Mais sa mise en place de dispositif est une fois de plus trop forte, trop efficace pour ne pas avoir de conséquences sur le développement et la conclusion. Dès les premières minutes, le film semble affirmer «attendez la suite, vous allez voir ce que vous allez voir». Et le même phénomène qu'avec «Mr. Robot» se produit. 

Le roman qui aurait dû être une nouvelle

Car le long métrage promet une envolée, mais s'enlise ensuite dans son procédé: un huis clos avec des tunnels dialogués et quelques grandes échappées parfois très spectaculaires. La durée de l'ensemble — largement plus de deux heures —  devient l'ennemi du principe.

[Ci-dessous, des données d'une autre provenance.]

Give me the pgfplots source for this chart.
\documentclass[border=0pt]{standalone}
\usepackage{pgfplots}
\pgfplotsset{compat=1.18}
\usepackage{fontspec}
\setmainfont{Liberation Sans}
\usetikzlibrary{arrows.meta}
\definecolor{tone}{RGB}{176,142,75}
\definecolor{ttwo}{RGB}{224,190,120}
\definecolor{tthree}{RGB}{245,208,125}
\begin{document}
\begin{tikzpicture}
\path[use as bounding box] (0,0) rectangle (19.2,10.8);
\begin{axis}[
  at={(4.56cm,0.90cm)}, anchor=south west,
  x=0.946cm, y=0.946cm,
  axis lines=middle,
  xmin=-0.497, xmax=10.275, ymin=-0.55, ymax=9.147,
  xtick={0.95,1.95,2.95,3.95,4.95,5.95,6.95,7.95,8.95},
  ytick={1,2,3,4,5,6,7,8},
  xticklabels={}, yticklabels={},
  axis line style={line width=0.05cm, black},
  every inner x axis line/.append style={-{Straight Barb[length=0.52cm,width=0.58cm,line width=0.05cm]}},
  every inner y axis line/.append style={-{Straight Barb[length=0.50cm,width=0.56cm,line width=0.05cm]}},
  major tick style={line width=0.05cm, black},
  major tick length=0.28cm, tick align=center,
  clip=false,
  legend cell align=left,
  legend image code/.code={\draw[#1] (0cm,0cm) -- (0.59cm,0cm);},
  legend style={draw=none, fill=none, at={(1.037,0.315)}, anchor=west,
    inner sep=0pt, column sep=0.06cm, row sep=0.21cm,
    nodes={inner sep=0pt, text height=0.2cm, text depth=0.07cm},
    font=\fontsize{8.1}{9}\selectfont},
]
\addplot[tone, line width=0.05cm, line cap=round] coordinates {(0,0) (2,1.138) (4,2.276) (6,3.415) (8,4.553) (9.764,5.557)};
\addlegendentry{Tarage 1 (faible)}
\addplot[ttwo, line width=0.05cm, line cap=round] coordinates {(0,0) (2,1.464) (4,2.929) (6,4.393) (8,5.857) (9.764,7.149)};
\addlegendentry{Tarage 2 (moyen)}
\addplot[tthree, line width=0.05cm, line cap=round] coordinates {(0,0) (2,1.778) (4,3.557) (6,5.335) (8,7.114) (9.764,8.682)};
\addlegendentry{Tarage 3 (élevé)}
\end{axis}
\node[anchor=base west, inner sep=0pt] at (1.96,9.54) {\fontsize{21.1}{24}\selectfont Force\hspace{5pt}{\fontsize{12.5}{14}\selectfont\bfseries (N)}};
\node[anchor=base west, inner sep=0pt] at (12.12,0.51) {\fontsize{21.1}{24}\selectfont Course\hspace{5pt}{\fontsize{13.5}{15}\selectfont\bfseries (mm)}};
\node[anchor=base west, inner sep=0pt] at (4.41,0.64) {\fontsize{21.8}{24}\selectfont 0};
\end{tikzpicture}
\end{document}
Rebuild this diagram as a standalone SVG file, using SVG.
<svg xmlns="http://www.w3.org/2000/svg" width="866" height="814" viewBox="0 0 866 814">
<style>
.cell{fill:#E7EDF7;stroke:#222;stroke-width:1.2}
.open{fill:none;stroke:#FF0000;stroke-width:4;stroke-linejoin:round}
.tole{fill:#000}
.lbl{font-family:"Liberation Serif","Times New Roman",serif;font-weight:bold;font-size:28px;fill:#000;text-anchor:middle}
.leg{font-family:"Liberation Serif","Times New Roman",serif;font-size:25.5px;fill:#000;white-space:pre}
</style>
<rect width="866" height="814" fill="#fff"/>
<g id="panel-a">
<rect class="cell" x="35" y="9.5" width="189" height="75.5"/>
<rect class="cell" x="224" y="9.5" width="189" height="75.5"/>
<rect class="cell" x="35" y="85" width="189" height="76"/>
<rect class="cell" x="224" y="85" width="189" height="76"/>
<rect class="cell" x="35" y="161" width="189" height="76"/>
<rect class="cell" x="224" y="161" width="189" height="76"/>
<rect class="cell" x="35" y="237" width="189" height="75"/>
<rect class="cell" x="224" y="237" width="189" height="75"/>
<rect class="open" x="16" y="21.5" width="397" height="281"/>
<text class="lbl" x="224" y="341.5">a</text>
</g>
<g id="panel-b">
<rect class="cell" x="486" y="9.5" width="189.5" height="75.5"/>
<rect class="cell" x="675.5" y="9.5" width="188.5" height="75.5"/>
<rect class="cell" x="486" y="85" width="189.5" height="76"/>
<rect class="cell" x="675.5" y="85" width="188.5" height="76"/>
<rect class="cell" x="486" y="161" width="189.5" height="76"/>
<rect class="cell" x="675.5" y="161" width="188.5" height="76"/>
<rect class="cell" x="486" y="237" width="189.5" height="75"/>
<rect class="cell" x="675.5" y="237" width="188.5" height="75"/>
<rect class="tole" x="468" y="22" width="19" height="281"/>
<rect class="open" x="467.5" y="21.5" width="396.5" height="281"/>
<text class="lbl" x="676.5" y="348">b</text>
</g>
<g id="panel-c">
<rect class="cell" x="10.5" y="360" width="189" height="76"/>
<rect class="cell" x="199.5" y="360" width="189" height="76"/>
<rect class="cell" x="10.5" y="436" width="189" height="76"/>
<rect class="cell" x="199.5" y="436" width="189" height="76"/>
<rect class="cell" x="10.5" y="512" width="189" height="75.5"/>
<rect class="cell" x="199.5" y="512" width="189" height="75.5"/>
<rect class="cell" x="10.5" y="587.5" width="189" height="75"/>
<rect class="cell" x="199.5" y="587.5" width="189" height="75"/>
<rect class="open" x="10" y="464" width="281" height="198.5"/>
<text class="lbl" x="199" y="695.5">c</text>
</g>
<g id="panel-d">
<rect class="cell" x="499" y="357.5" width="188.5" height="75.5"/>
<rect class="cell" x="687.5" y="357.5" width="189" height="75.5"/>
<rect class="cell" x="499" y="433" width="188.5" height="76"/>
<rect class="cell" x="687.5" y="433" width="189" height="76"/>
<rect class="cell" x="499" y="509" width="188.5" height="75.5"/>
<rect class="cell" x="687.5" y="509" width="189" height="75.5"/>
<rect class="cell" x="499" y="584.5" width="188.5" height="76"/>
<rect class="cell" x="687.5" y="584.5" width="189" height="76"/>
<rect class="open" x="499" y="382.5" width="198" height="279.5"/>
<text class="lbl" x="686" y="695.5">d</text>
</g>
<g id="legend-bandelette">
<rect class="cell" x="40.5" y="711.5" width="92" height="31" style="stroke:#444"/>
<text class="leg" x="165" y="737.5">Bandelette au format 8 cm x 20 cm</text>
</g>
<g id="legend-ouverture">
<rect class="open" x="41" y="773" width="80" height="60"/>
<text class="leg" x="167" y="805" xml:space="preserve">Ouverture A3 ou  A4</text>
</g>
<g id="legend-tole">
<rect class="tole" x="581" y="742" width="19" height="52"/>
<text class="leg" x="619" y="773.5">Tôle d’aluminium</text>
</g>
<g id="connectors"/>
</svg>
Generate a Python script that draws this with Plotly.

La conclusion, relativement ouverte et bâtie sur une pirouette, laisse sur une faim qui aurait été plus excusable dans l'hypothèse d'un choix d'ellipse et de concision.

«Le monde après nous» ne nous laisse pas moins une impression d'au moins un grand accomplissement: celui d'avoir rendu rendre plausible la coupure générale et brutale des canaux numériques modernes et d'en avoir imaginé les diverses conséquences cauchemardesques.